PROBLEM DETAILS: Scan the data below and report how many lines include the word "chart". Nothing else is wanted.

DATA BLOCK:
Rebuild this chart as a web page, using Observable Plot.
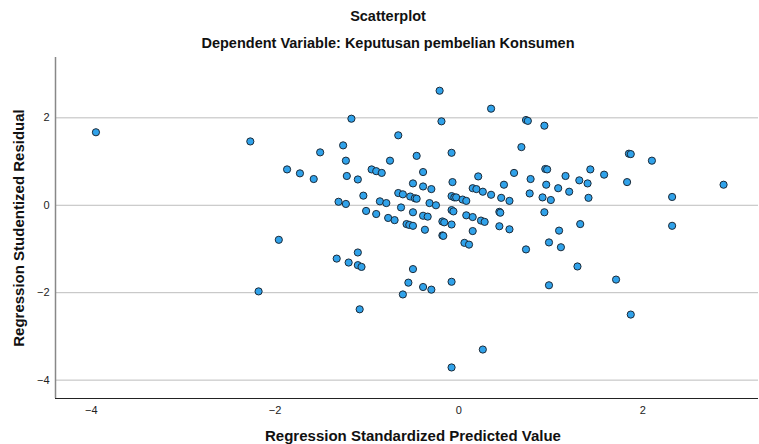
<!DOCTYPE html>
<html>
<head>
<meta charset="utf-8">
<script src="https://cdn.jsdelivr.net/npm/d3@7"></script>
<script src="https://cdn.jsdelivr.net/npm/@observablehq/plot@0.6"></script>
<style>
  body { margin: 0; background: #fff; font-family: "Liberation Sans", Arial, sans-serif; }
  #wrap { position: relative; width: 759px; height: 444px; overflow: hidden; }
  .t { position: absolute; left: 0; width: 776px; text-align: center; font-weight: bold; font-size: 14.5px; color: #111; }
  #t1 { top: 8px; }
  #t2 { top: 35px; }
  #chart { position: absolute; left: 0; top: 52px; }
  #chart svg { overflow: visible; }
  g[aria-label="y-axis label"] text { font-weight: bold; font-size: 15px; fill: #111; }
  g[aria-label="y-axis tick label"] text, g[aria-label="x-axis tick label"] text { font-size: 11px; fill: #222; }
</style>
</head>
<body>
<div id="wrap">
  <div class="t" id="t1">Scatterplot</div>
  <div class="t" id="t2">Dependent Variable: Keputusan pembelian Konsumen</div>
  <div id="chart"></div>
</div>
<script>
const title = "Scatterplot";
const subtitle = "Dependent Variable: Keputusan pembelian Konsumen";
const xLabel = "Regression Standardized Predicted Value";
const yLabel = "Regression Studentized Residual";
const xTicks = [-4, -2, 0, 2];
const yTicks = [2, 0, -2, -4];

const predicted = [
  -3.95, -2.27, -1.87, -1.73, -1.96, -2.18, -1.51, -1.58, -1.26, -1.23,
  -1.17, -1.22, -1.10, -1.04, -1.31, -1.23, -1.01, -0.90, -0.95, -0.90,
  -0.84, -0.86, -0.79, -0.75, -0.66, -0.66, -0.61, -0.63, -0.77, -0.70,
  -0.53, -0.48, -0.46, -0.50, -0.46, -0.39, -0.39, -0.30, -0.32, -0.25,
  -0.50, -0.39, -0.34, -0.57, -0.54, -0.50, -0.37, -0.18, -0.16, -0.18,
  -0.17, -0.21, -0.19, -0.08, -0.07, -0.08, -0.05, -0.03, -0.08, -0.06,
  -0.08, 0.04, 0.08, 0.08, 0.15, 0.15, 0.06, 0.11, 0.15, 0.19,
  0.26, 0.21, 0.35, 0.35, 0.24, 0.28, 0.44, 0.45, 0.44, 0.55,
  0.46, 0.55, 0.49, 0.60, 0.68, 0.73, 0.75, 0.93, 0.78, 0.77,
  0.91, 1.00, 0.93, 0.94, 0.96, 0.95, 1.08, 1.09, 0.73, 0.98,
  1.11, 0.98, 1.29, 1.71, 1.87, 1.32, 2.32, 2.32, 2.88, 1.83,
  1.85, 1.87, 2.10, 1.43, 1.58, 1.16, 1.31, 1.40, 1.20, 1.41,
  -1.33, -1.20, -1.10, -1.10, -1.06, -0.50, -0.55, -0.08, -0.39, -0.30,
  -0.61, -1.08, 0.26, -0.08
];
const residual = [
  1.67, 1.46, 0.82, 0.73, -0.79, -1.97, 1.21, 0.60, 1.37, 1.02,
  1.98, 0.67, 0.59, 0.22, 0.08, 0.03, -0.13, -0.20, 0.82, 0.78,
  0.74, 0.09, 0.05, 1.02, 1.60, 0.28, 0.25, -0.05, -0.29, -0.34,
  0.20, 0.16, 0.15, 0.50, 1.13, 0.76, 0.43, 0.37, 0.05, 0.00,
  -0.16, -0.24, -0.26, -0.43, -0.45, -0.47, -0.56, -0.37, -0.39, -0.69,
  -0.70, 2.62, 1.92, 1.20, 0.53, 0.21, 0.18, 0.18, -0.11, -0.14,
  -0.44, 0.13, 0.10, -0.23, -0.27, -0.59, -0.86, -0.90, 0.39, 0.37,
  0.31, 0.66, 0.24, 2.21, -0.35, -0.38, -0.15, -0.17, -0.48, -0.55,
  0.17, 0.10, 0.47, 0.74, 1.33, 1.95, 1.93, 1.82, 0.60, 0.27,
  0.18, 0.12, -0.16, 0.83, 0.82, 0.47, 0.39, -0.58, -1.01, -0.85,
  -0.96, -1.83, -1.40, -1.70, -2.50, -0.43, -0.47, 0.19, 0.47, 0.53,
  1.18, 1.17, 1.02, 0.82, 0.70, 0.67, 0.57, 0.50, 0.31, 0.17,
  -1.22, -1.31, -1.08, -1.37, -1.41, -1.46, -1.77, -1.75, -1.87, -1.93,
  -2.04, -2.38, -3.30, -3.71
];

document.getElementById("t1").textContent = title;
document.getElementById("t2").textContent = subtitle;

const data = predicted.map((x, i) => ({x, y: residual[i]}));

const chart = Plot.plot({
  width: 759,
  height: 392,
  marginLeft: 55,
  marginRight: 1,
  marginTop: 5,
  marginBottom: 46,
  style: {fontFamily: "'Liberation Sans', Arial, sans-serif", background: "#fff"},
  x: {domain: [-4.39, 3.26], ticks: xTicks, label: null},
  y: {domain: [-4.42, 3.38], ticks: yTicks, label: yLabel},
  marks: [
    Plot.gridY(yTicks, {stroke: "#bdbdbd", strokeOpacity: 1, strokeWidth: 1}),
    Plot.axisY({ticks: yTicks, tickSize: 0, tickPadding: 6, label: yLabel, labelAnchor: "center", labelArrow: "none", labelOffset: 42}),
    Plot.axisX({ticks: xTicks, tickSize: 0, tickPadding: 8, label: null}),
    Plot.text([xLabel], {frameAnchor: "bottom", text: d => d, dx: 6, dy: 38, lineAnchor: "middle", fontWeight: "bold", fontSize: 15, fill: "#111"}),
    Plot.ruleX([-4.39], {stroke: "#888", strokeWidth: 1.5}),
    Plot.ruleY([-4.42], {stroke: "#222", strokeWidth: 1.2}),
    Plot.dot(data, {x: "x", y: "y", r: 3.6, fill: "#30a2ea", stroke: "#1c2a38", strokeWidth: 1})
  ]
});
document.getElementById("chart").appendChild(chart);
</script>
</body>
</html>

ANSWER TO THE EXERCISE: 6